Część osób, które zostały pozbawione od lipca prawa do świadczeń pielęgnacyjnych, uważa, że zostały naruszone ich konstytucyjne prawa. Powstała nawet grupa wykluczonych opiekunów.

Ich pogląd podzieliła rzecznik praw obywatelskich prof. Irena Lipowicz i skierowała wniosek do Trybunału Konstytucyjnego.

Państwo zawiodło zaufanie

Jej zdaniem osoby pobierające świadczenia pielęgnacyjne w zaufaniu do państwa i tworzonego przezeń prawa  przerwały zatrudnienie lub nie podjęły zatrudnienia z powodu opieki nad niepełnosprawnym. Miały prawo oczekiwać ciągłości przyznanej decyzją administracyjną pomocy.

520 zł wynosi specjalny zasiłek opiekuńczy, wypłacany osobom sprawującym opiekę

– Znowelizowane przepisy ustawy znacząco ograniczyły krąg uprawnionych do świadczenia pielęgnacyjnego i specjalnego zasiłku opiekuńczego, nie przewidując żadnych działań wspomagających dla osób, które utracą dotychczasowe uprawnienia. Ustawodawca mógł zmienić warunki przyznawania świadczenia pielęgnacyjnego, jednak nowe warunki, ze względu na zasadę ochrony praw nabytych, nie powinny dotyczyć osób pobierających świadczenie pielęgnacyjne na podstawie przepisów dotychczasowych – uważa Irena Lipowicz.

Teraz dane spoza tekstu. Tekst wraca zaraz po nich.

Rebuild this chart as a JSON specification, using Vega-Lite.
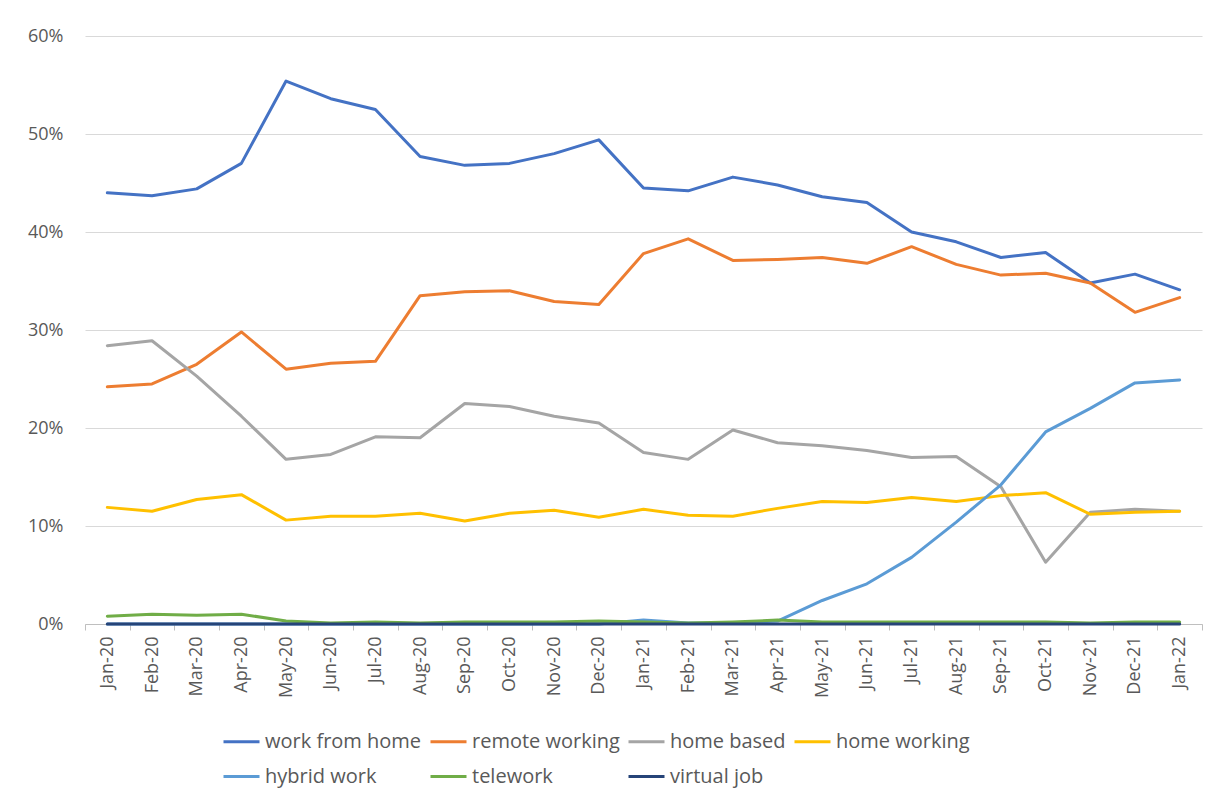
{
  "$schema": "https://vega.github.io/schema/vega-lite/v6.json",
  "width": 1117,
  "height": 588,
  "autosize": {"type": "none"},
  "padding": {"left": 85, "top": 36, "right": 11, "bottom": 172},
  "background": "white",
  "config": {
    "font": "Open Sans",
    "view": {"stroke": null},
    "axis": {"labelColor": "#595959", "titleColor": "#595959"}
  },
  "data": {
    "values": [
      {"month": "Jan-20", "work from home": 44.0, "remote working": 24.2, "home based": 28.4, "home working": 11.9, "hybrid work": 0.0, "telework": 0.8, "virtual job": 0.0},
      {"month": "Feb-20", "work from home": 43.7, "remote working": 24.5, "home based": 28.9, "home working": 11.5, "hybrid work": 0.0, "telework": 1.0, "virtual job": 0.0},
      {"month": "Mar-20", "work from home": 44.4, "remote working": 26.5, "home based": 25.3, "home working": 12.7, "hybrid work": 0.0, "telework": 0.9, "virtual job": 0.0},
      {"month": "Apr-20", "work from home": 47.0, "remote working": 29.8, "home based": 21.2, "home working": 13.2, "hybrid work": 0.0, "telework": 1.0, "virtual job": 0.0},
      {"month": "May-20", "work from home": 55.4, "remote working": 26.0, "home based": 16.8, "home working": 10.6, "hybrid work": 0.0, "telework": 0.3, "virtual job": 0.0},
      {"month": "Jun-20", "work from home": 53.6, "remote working": 26.6, "home based": 17.3, "home working": 11.0, "hybrid work": 0.0, "telework": 0.1, "virtual job": 0.0},
      {"month": "Jul-20", "work from home": 52.5, "remote working": 26.8, "home based": 19.1, "home working": 11.0, "hybrid work": 0.0, "telework": 0.2, "virtual job": 0.0},
      {"month": "Aug-20", "work from home": 47.7, "remote working": 33.5, "home based": 19.0, "home working": 11.3, "hybrid work": 0.0, "telework": 0.1, "virtual job": 0.0},
      {"month": "Sep-20", "work from home": 46.8, "remote working": 33.9, "home based": 22.5, "home working": 10.5, "hybrid work": 0.0, "telework": 0.2, "virtual job": 0.0},
      {"month": "Oct-20", "work from home": 47.0, "remote working": 34.0, "home based": 22.2, "home working": 11.3, "hybrid work": 0.0, "telework": 0.2, "virtual job": 0.0},
      {"month": "Nov-20", "work from home": 48.0, "remote working": 32.9, "home based": 21.2, "home working": 11.6, "hybrid work": 0.0, "telework": 0.2, "virtual job": 0.0},
      {"month": "Dec-20", "work from home": 49.4, "remote working": 32.6, "home based": 20.5, "home working": 10.9, "hybrid work": 0.0, "telework": 0.3, "virtual job": 0.0},
      {"month": "Jan-21", "work from home": 44.5, "remote working": 37.8, "home based": 17.5, "home working": 11.7, "hybrid work": 0.4, "telework": 0.2, "virtual job": 0.0},
      {"month": "Feb-21", "work from home": 44.2, "remote working": 39.3, "home based": 16.8, "home working": 11.1, "hybrid work": 0.1, "telework": 0.1, "virtual job": 0.0},
      {"month": "Mar-21", "work from home": 45.6, "remote working": 37.1, "home based": 19.8, "home working": 11.0, "hybrid work": 0.1, "telework": 0.2, "virtual job": 0.0},
      {"month": "Apr-21", "work from home": 44.8, "remote working": 37.2, "home based": 18.5, "home working": 11.8, "hybrid work": 0.3, "telework": 0.4, "virtual job": 0.0},
      {"month": "May-21", "work from home": 43.6, "remote working": 37.4, "home based": 18.2, "home working": 12.5, "hybrid work": 2.4, "telework": 0.2, "virtual job": 0.0},
      {"month": "Jun-21", "work from home": 43.0, "remote working": 36.8, "home based": 17.7, "home working": 12.4, "hybrid work": 4.1, "telework": 0.2, "virtual job": 0.0},
      {"month": "Jul-21", "work from home": 40.0, "remote working": 38.5, "home based": 17.0, "home working": 12.9, "hybrid work": 6.8, "telework": 0.2, "virtual job": 0.0},
      {"month": "Aug-21", "work from home": 39.0, "remote working": 36.7, "home based": 17.1, "home working": 12.5, "hybrid work": 10.4, "telework": 0.2, "virtual job": 0.0},
      {"month": "Sep-21", "work from home": 37.4, "remote working": 35.6, "home based": 14.0, "home working": 13.1, "hybrid work": 14.2, "telework": 0.2, "virtual job": 0.0},
      {"month": "Oct-21", "work from home": 37.9, "remote working": 35.8, "home based": 6.3, "home working": 13.4, "hybrid work": 19.6, "telework": 0.2, "virtual job": 0.0},
      {"month": "Nov-21", "work from home": 34.8, "remote working": 34.8, "home based": 11.4, "home working": 11.2, "hybrid work": 22.0, "telework": 0.1, "virtual job": 0.0},
      {"month": "Dec-21", "work from home": 35.7, "remote working": 31.8, "home based": 11.7, "home working": 11.4, "hybrid work": 24.6, "telework": 0.2, "virtual job": 0.0},
      {"month": "Jan-22", "work from home": 34.1, "remote working": 33.3, "home based": 11.5, "home working": 11.5, "hybrid work": 24.9, "telework": 0.2, "virtual job": 0.0}
    ]
  },
  "transform": [
    {"fold": ["work from home", "remote working", "home based", "home working", "hybrid work", "telework", "virtual job"], "as": ["series", "value"]}
  ],
  "mark": {"type": "line", "strokeWidth": 3, "strokeCap": "round", "strokeJoin": "round"},
  "encoding": {
    "x": {
      "field": "month", "type": "ordinal", "sort": null,
      "scale": {"type": "band", "paddingInner": 0, "paddingOuter": 0},
      "axis": {
        "title": null, "labelAngle": -90, "labelFontSize": 18, "labelPadding": 6,
        "tickBand": "extent", "tickColor": "#BFBFBF", "tickSize": 6,
        "domainColor": "#BFBFBF", "domainWidth": 1, "grid": false
      }
    },
    "y": {
      "field": "value", "type": "quantitative",
      "scale": {"domain": [0, 60], "nice": false},
      "axis": {
        "title": null, "values": [0, 10, 20, 30, 40, 50, 60],
        "labelExpr": "datum.value + '%'", "labelFontSize": 18, "labelPadding": 22,
        "ticks": false, "domain": false, "gridColor": "#D9D9D9", "gridWidth": 1
      }
    },
    "color": {
      "field": "series", "type": "nominal",
      "scale": {
        "domain": ["work from home", "remote working", "home based", "home working", "hybrid work", "telework", "virtual job"],
        "range": ["#4472C4", "#ED7D31", "#A5A5A5", "#FFC000", "#5B9BD5", "#70AD47", "#264478"]
      },
      "legend": {
        "title": null, "orient": "none", "legendX": 137, "legendY": 686,
        "direction": "horizontal", "columns": 4, "gridAlign": "each",
        "symbolType": "stroke", "symbolStrokeWidth": 3, "symbolSize": 1296,
        "labelFontSize": 20, "labelColor": "#595959", "labelOffset": 4,
        "columnPadding": 2, "rowPadding": 5, "labelLimit": 250
      }
    }
  }
}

– Aby świadczeniobiorcy utracili od lipca prawo do świadczenia pielęgnacyjnego, niepotrzebne było wydawanie żadnych decyzji administracyjnych. Dawne decyzje wygasały z mocy prawa. Świadczeniobiorcy mają więc ograniczoną możliwość składania odwołań, jeśli uważają, że ich prawa nabyte zostały naruszone – mówi Maciej Gapski z Samorządowego Kolegium Odwoławczego w Lublinie. I przypomina, że przepisy zostały zmienione ze względu na   skalę nadużyć. W zasadzie w każdej rodzinie, w której była osoba niepełnosprawna, można było uzyskać świadczenie pielęgnacyjne, nawet jeżeli wnioskujący o pomoc nie sprawował opieki. W rezultacie wśród pobierających świadczenie zaczęły dominować niepracujące dzieci oraz wnuki.

Sposób na zasiłek

Opiekunowie niepełnosprawnych i teraz znaleźli sposób na to, jak poradzić sobie ze zmianą przepisów. Na forach internetowych doradzają, by tymczasowo podjąć zatrudnienie, nawet na podstawie umowy-zlecenia lub dzieło, a potem z niego zrezygnować, aby spełnić warunek ustawowy.

– Zgodnie z brzmieniem przepisów nawet zatrudnienie na dwa tygodnie, a potem rezygnacja wystarczyłaby, by przyznać świadczenie. Gdyby jednak wniosek złożyła taka osoba, miałabym wątpliwości, czy nie próbuje obejść prawa – mówi Sonia Stach z OPS w Gogolinie.

Jak wyjaśnia Ministerstwo Pracy i Polityki Społecznej, żaden przepis ustawy o świadczeniach rodzinnych nie określa minimalnego okresu wykonywania zatrudnienia lub innej pracy zarobkowej. Ostateczna ocena, czy w indywidualnej sprawie miała miejsce faktyczna rezygnacja z zatrudnienia lub innej pracy zarobkowej, a także czy była ona związana z koniecznością sprawowania opieki, należy jednak do kompetencji organu wypłacającego świadczenia rodzinne.